The INS ruled in 2002 that Vasquez could not meet the statutory requirements for a waiver because she and her first husband filed a joint petition to make her legal resident status permanent and the petition was denied on the merits. At her subsequent removal hearing, she testified that her marriage was legitimate but that she did not move in with her husband because she feared her aunt’s jealousy.

‘Fraud Waiver’

The immigration judge ruled that the marriage was fraudulent, and that no extreme hardship waiver was available, but that Vasquez could seek a “fraud waiver”—a discretionary waiver available to an alien who is the spouse or parent of a citizen and who sought to enter the United States by fraud.

Another IJ, however, later denied the fraud waiver and ordered Vasquez removed.

The BIA subsequently affirmed the rulings of both IJ’s and dismissed Vasquez’s appeal from the removal order.

Judge Marsha Berzon, writing for the Ninth Circuit, said the BIA correctly interpreted the law regarding hardship waivers but was wrong as to fraud waivers.

 The judge acknowledged that a prior Ninth Circuit case, Gawaran v. INS (9th Cir. 1996) 91 F.3d 1332, precludes an alien who fails to convert marriage-based conditional resident status into permanent status from obtaining a fraud waiver, where the alien and citizen spouse fail to file a joint petition for permanent status during the 90 days preceding their second anniversary.

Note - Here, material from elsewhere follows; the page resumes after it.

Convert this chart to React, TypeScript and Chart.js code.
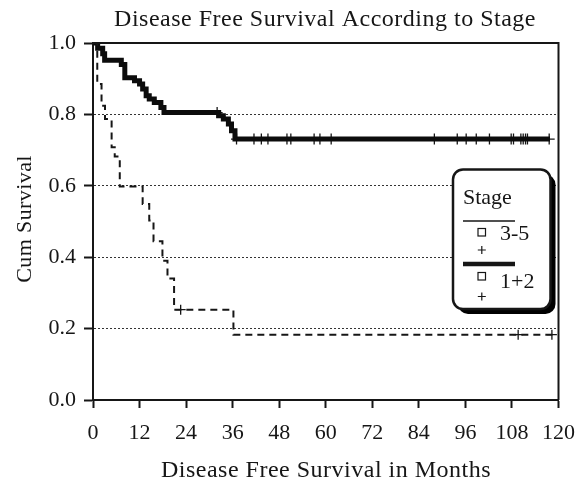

But “our decision in Gawaran, although it remains a binding precedent, does not apply to an alien whose conditional permanent resident status was terminated not for failure to file a joint petition but upon a determination of marriage fraud,” Berzon wrote.

Various Grounds

The fraud waiver provision in Sec. 237 of the Immigration and Nationality Act, the judge explained, is broadly written and has been held applicable to various grounds of excludability.

While the statutory language has been rewritten, she said, there is no “reason to believe that when Congress passed the Immigration Marriage Fraud Amendments of 1986 and instituted the system of conditional permanent residence—including the new ground for removal based on termination of conditional permanent resident status —it intended to make the fraud waiver unavailable to immigrants who committed marriage fraud.”

Berzon went on to say that the second immigration judge, while purporting to deny the fraud waiver request on its merits, exhibited a misunderstanding of the legal standard, as indicated by her repeatedly and erroneously referencing the request as one for a “hardship” waiver.

The case is Vasquez v. Holder, 05-73714.